══ SOURCE EXCERPT ══

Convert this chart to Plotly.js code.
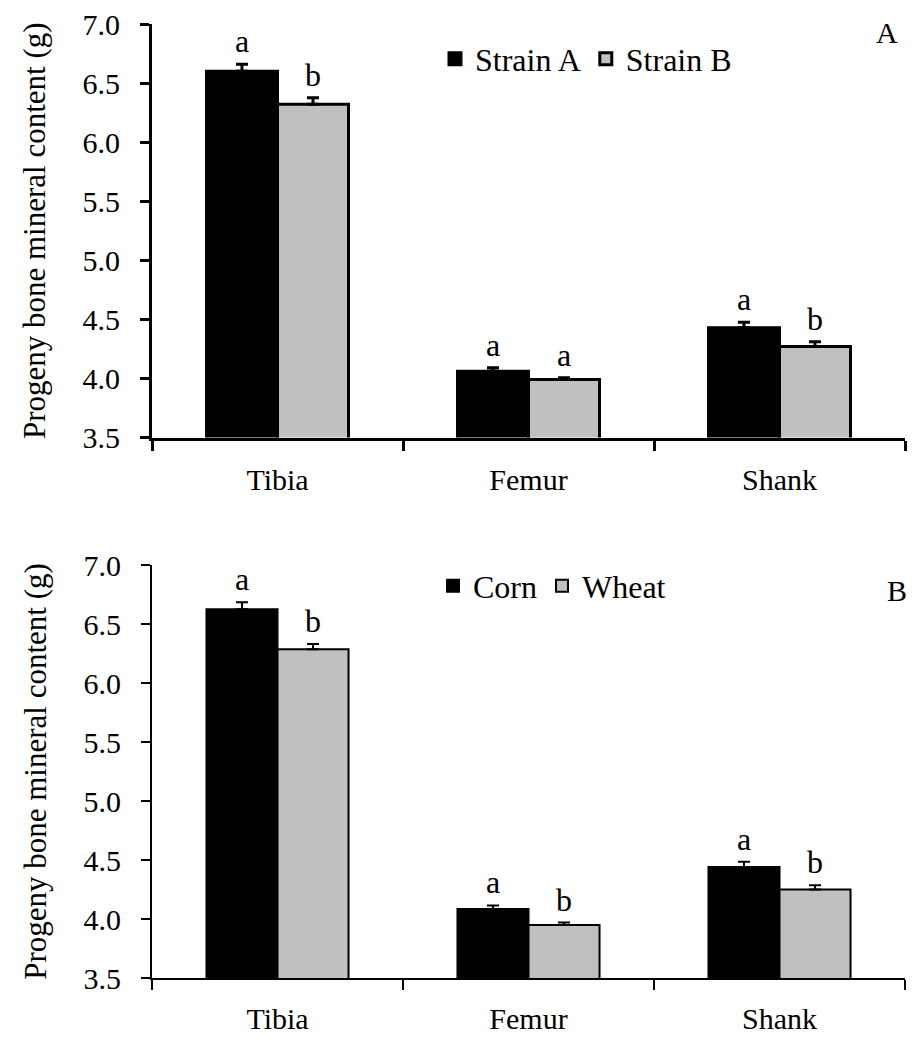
<!DOCTYPE html>
<html>
<head>
<meta charset="utf-8">
<script src="https://cdn.plot.ly/plotly-3.0.1.min.js"></script>
<style>
html,body{margin:0;padding:0;background:#fff;}
#chart{width:918px;height:1043px;}
#chart text{font-family:'Liberation Serif' !important;}
</style>
</head>
<body>
<div id="chart"></div>
<script>
// ---- data ----
const categories = ['Tibia', 'Femur', 'Shank'];
const strainA = [6.60, 4.06, 4.43];
const strainAErr = [0.06, 0.03, 0.045];
const strainB = [6.32, 3.99, 4.27];
const strainBErr = [0.055, 0.015, 0.04];
const strainALetters = ['a', 'a', 'a'];
const strainBLetters = ['b', 'a', 'b'];
const corn = [6.625, 4.085, 4.44];
const cornErr = [0.06, 0.03, 0.045];
const wheat = [6.285, 3.95, 4.25];
const wheatErr = [0.045, 0.02, 0.035];
const cornLetters = ['a', 'a', 'a'];
const wheatLetters = ['b', 'b', 'b'];
const yTickVals = [3.5, 4.0, 4.5, 5.0, 5.5, 6.0, 6.5, 7.0];
const yTitle = 'Progeny bone mineral content (g)';

// ---- layout constants ----
const W = 918, H = 1043;
const FONT = 'Liberation Serif';
const xDom = [152 / W, 905 / W];
const yDomTop = [1 - 437.5 / H, 1 - 24 / H];
const yDomBot = [1 - 978 / H, 1 - 565 / H];
const bargap = 0.434;
const catPx = (xDom[1] - xDom[0]) * W / categories.length;
const barOffPx = (1 - bargap) / 4 * catPx;

function zeros(a) { return a.map(() => 0); }

function barTrace(name, y, err, color, lw, xa, ya, leg) {
  return {
    type: 'bar', name: name, x: categories, y: y,
    xaxis: xa, yaxis: ya, legend: leg,
    marker: {color: color, line: {color: '#000', width: lw}},
    error_y: {type: 'data', array: err, arrayminus: zeros(err), symmetric: false,
              color: '#000', thickness: lw, width: 6},
    hoverinfo: 'skip'
  };
}

const traces = [
  barTrace('Strain A', strainA, strainAErr, '#000000', 3, 'x', 'y', 'legend'),
  barTrace('Strain B', strainB, strainBErr, '#c0c0c0', 3, 'x', 'y', 'legend'),
  barTrace('Corn', corn, cornErr, '#000000', 2, 'x2', 'y2', 'legend2'),
  barTrace('Wheat', wheat, wheatErr, '#c0c0c0', 2, 'x2', 'y2', 'legend2')
];

const annotations = [];
function addLetters(vals, errs, letters, xa, ya, sign) {
  letters.forEach((t, i) => {
    annotations.push({
      xref: xa, yref: ya, x: categories[i], y: vals[i] + errs[i],
      text: t, showarrow: false, xanchor: 'center', yanchor: 'bottom',
      xshift: sign * barOffPx, yshift: 3,
      font: {family: FONT, size: 32, color: '#000'}
    });
  });
}
addLetters(strainA, strainAErr, strainALetters, 'x', 'y', -1);
addLetters(strainB, strainBErr, strainBLetters, 'x', 'y', 1);
addLetters(corn, cornErr, cornLetters, 'x2', 'y2', -1);
addLetters(wheat, wheatErr, wheatLetters, 'x2', 'y2', 1);
annotations.push({xref: 'paper', yref: 'paper', x: 887 / W, y: 1 - 32 / H, text: 'A',
  showarrow: false, xanchor: 'center', yanchor: 'middle', font: {family: FONT, size: 30, color: '#000'}});
annotations.push({xref: 'paper', yref: 'paper', x: 897 / W, y: 1 - 590 / H, text: 'B',
  showarrow: false, xanchor: 'center', yanchor: 'middle', font: {family: FONT, size: 30, color: '#000'}});

function xAxis(anchor, lw) {
  return {
    domain: xDom, anchor: anchor, type: 'category', range: [-0.5, 2.5],
    showline: true, linecolor: '#000', linewidth: lw,
    ticks: 'outside', ticklen: 10, tickwidth: lw, tickcolor: '#000', tickson: 'boundaries',
    showgrid: false, zeroline: false, automargin: false,
    tickfont: {family: FONT, size: 30, color: '#000'}, ticklabelstandoff: 13
  };
}
function yAxis(anchor, dom, lw) {
  return {
    domain: dom, anchor: anchor, range: [3.5, 7.0], tickvals: yTickVals, tickformat: '.1f',
    showline: true, linecolor: '#000', linewidth: lw,
    ticks: 'outside', ticklen: 9, tickwidth: lw, tickcolor: '#000',
    showgrid: false, zeroline: false, automargin: false,
    tickfont: {family: FONT, size: 30, color: '#000'}, ticklabelstandoff: 14,
    title: {text: yTitle, font: {family: FONT, size: 31, color: '#000'}, standoff: 28}
  };
}

const layout = {
  width: W, height: H,
  margin: {l: 0, r: 0, t: 0, b: 0},
  paper_bgcolor: '#fff', plot_bgcolor: 'rgba(0,0,0,0)',
  barmode: 'group', bargap: bargap, bargroupgap: 0,
  font: {family: FONT, size: 30, color: '#000'},
  xaxis: xAxis('y', 3), yaxis: yAxis('x', yDomTop, 3),
  xaxis2: xAxis('y2', 2), yaxis2: yAxis('x2', yDomBot, 2),
  legend: {orientation: 'h', x: 435 / W, y: 1 - 59 / H, xanchor: 'left', yanchor: 'middle',
           font: {family: FONT, size: 32, color: '#000'}, bgcolor: 'rgba(0,0,0,0)', itemclick: false},
  legend2: {orientation: 'h', x: 433 / W, y: 1 - 586 / H, xanchor: 'left', yanchor: 'middle',
           font: {family: FONT, size: 32, color: '#000'}, bgcolor: 'rgba(0,0,0,0)', itemclick: false},
  annotations: annotations,
  showlegend: true
};

Plotly.newPlot('chart', traces, layout, {displayModeBar: false, staticPlot: true});
</script>
</body>
</html>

═══

*DIRECTIVE*. Give the data above again in full and unchanged, skipping the pictures.

*WORKED ANSWER*.
Convert this chart to Plotly.js code.
<!DOCTYPE html>
<html>
<head>
<meta charset="utf-8">
<script src="https://cdn.plot.ly/plotly-3.0.1.min.js"></script>
<style>
html,body{margin:0;padding:0;background:#fff;}
#chart{width:918px;height:1043px;}
#chart text{font-family:'Liberation Serif' !important;}
</style>
</head>
<body>
<div id="chart"></div>
<script>
// ---- data ----
const categories = ['Tibia', 'Femur', 'Shank'];
const strainA = [6.60, 4.06, 4.43];
const strainAErr = [0.06, 0.03, 0.045];
const strainB = [6.32, 3.99, 4.27];
const strainBErr = [0.055, 0.015, 0.04];
const strainALetters = ['a', 'a', 'a'];
const strainBLetters = ['b', 'a', 'b'];
const corn = [6.625, 4.085, 4.44];
const cornErr = [0.06, 0.03, 0.045];
const wheat = [6.285, 3.95, 4.25];
const wheatErr = [0.045, 0.02, 0.035];
const cornLetters = ['a', 'a', 'a'];
const wheatLetters = ['b', 'b', 'b'];
const yTickVals = [3.5, 4.0, 4.5, 5.0, 5.5, 6.0, 6.5, 7.0];
const yTitle = 'Progeny bone mineral content (g)';

// ---- layout constants ----
const W = 918, H = 1043;
const FONT = 'Liberation Serif';
const xDom = [152 / W, 905 / W];
const yDomTop = [1 - 437.5 / H, 1 - 24 / H];
const yDomBot = [1 - 978 / H, 1 - 565 / H];
const bargap = 0.434;
const catPx = (xDom[1] - xDom[0]) * W / categories.length;
const barOffPx = (1 - bargap) / 4 * catPx;

function zeros(a) { return a.map(() => 0); }

function barTrace(name, y, err, color, lw, xa, ya, leg) {
  return {
    type: 'bar', name: name, x: categories, y: y,
    xaxis: xa, yaxis: ya, legend: leg,
    marker: {color: color, line: {color: '#000', width: lw}},
    error_y: {type: 'data', array: err, arrayminus: zeros(err), symmetric: false,
              color: '#000', thickness: lw, width: 6},
    hoverinfo: 'skip'
  };
}

const traces = [
  barTrace('Strain A', strainA, strainAErr, '#000000', 3, 'x', 'y', 'legend'),
  barTrace('Strain B', strainB, strainBErr, '#c0c0c0', 3, 'x', 'y', 'legend'),
  barTrace('Corn', corn, cornErr, '#000000', 2, 'x2', 'y2', 'legend2'),
  barTrace('Wheat', wheat, wheatErr, '#c0c0c0', 2, 'x2', 'y2', 'legend2')
];

const annotations = [];
function addLetters(vals, errs, letters, xa, ya, sign) {
  letters.forEach((t, i) => {
    annotations.push({
      xref: xa, yref: ya, x: categories[i], y: vals[i] + errs[i],
      text: t, showarrow: false, xanchor: 'center', yanchor: 'bottom',
      xshift: sign * barOffPx, yshift: 3,
      font: {family: FONT, size: 32, color: '#000'}
    });
  });
}
addLetters(strainA, strainAErr, strainALetters, 'x', 'y', -1);
addLetters(strainB, strainBErr, strainBLetters, 'x', 'y', 1);
addLetters(corn, cornErr, cornLetters, 'x2', 'y2', -1);
addLetters(wheat, wheatErr, wheatLetters, 'x2', 'y2', 1);
annotations.push({xref: 'paper', yref: 'paper', x: 887 / W, y: 1 - 32 / H, text: 'A',
  showarrow: false, xanchor: 'center', yanchor: 'middle', font: {family: FONT, size: 30, color: '#000'}});
annotations.push({xref: 'paper', yref: 'paper', x: 897 / W, y: 1 - 590 / H, text: 'B',
  showarrow: false, xanchor: 'center', yanchor: 'middle', font: {family: FONT, size: 30, color: '#000'}});

function xAxis(anchor, lw) {
  return {
    domain: xDom, anchor: anchor, type: 'category', range: [-0.5, 2.5],
    showline: true, linecolor: '#000', linewidth: lw,
    ticks: 'outside', ticklen: 10, tickwidth: lw, tickcolor: '#000', tickson: 'boundaries',
    showgrid: false, zeroline: false, automargin: false,
    tickfont: {family: FONT, size: 30, color: '#000'}, ticklabelstandoff: 13
  };
}
function yAxis(anchor, dom, lw) {
  return {
    domain: dom, anchor: anchor, range: [3.5, 7.0], tickvals: yTickVals, tickformat: '.1f',
    showline: true, linecolor: '#000', linewidth: lw,
    ticks: 'outside', ticklen: 9, tickwidth: lw, tickcolor: '#000',
    showgrid: false, zeroline: false, automargin: false,
    tickfont: {family: FONT, size: 30, color: '#000'}, ticklabelstandoff: 14,
    title: {text: yTitle, font: {family: FONT, size: 31, color: '#000'}, standoff: 28}
  };
}

const layout = {
  width: W, height: H,
  margin: {l: 0, r: 0, t: 0, b: 0},
  paper_bgcolor: '#fff', plot_bgcolor: 'rgba(0,0,0,0)',
  barmode: 'group', bargap: bargap, bargroupgap: 0,
  font: {family: FONT, size: 30, color: '#000'},
  xaxis: xAxis('y', 3), yaxis: yAxis('x', yDomTop, 3),
  xaxis2: xAxis('y2', 2), yaxis2: yAxis('x2', yDomBot, 2),
  legend: {orientation: 'h', x: 435 / W, y: 1 - 59 / H, xanchor: 'left', yanchor: 'middle',
           font: {family: FONT, size: 32, color: '#000'}, bgcolor: 'rgba(0,0,0,0)', itemclick: false},
  legend2: {orientation: 'h', x: 433 / W, y: 1 - 586 / H, xanchor: 'left', yanchor: 'middle',
           font: {family: FONT, size: 32, color: '#000'}, bgcolor: 'rgba(0,0,0,0)', itemclick: false},
  annotations: annotations,
  showlegend: true
};

Plotly.newPlot('chart', traces, layout, {displayModeBar: false, staticPlot: true});
</script>
</body>
</html>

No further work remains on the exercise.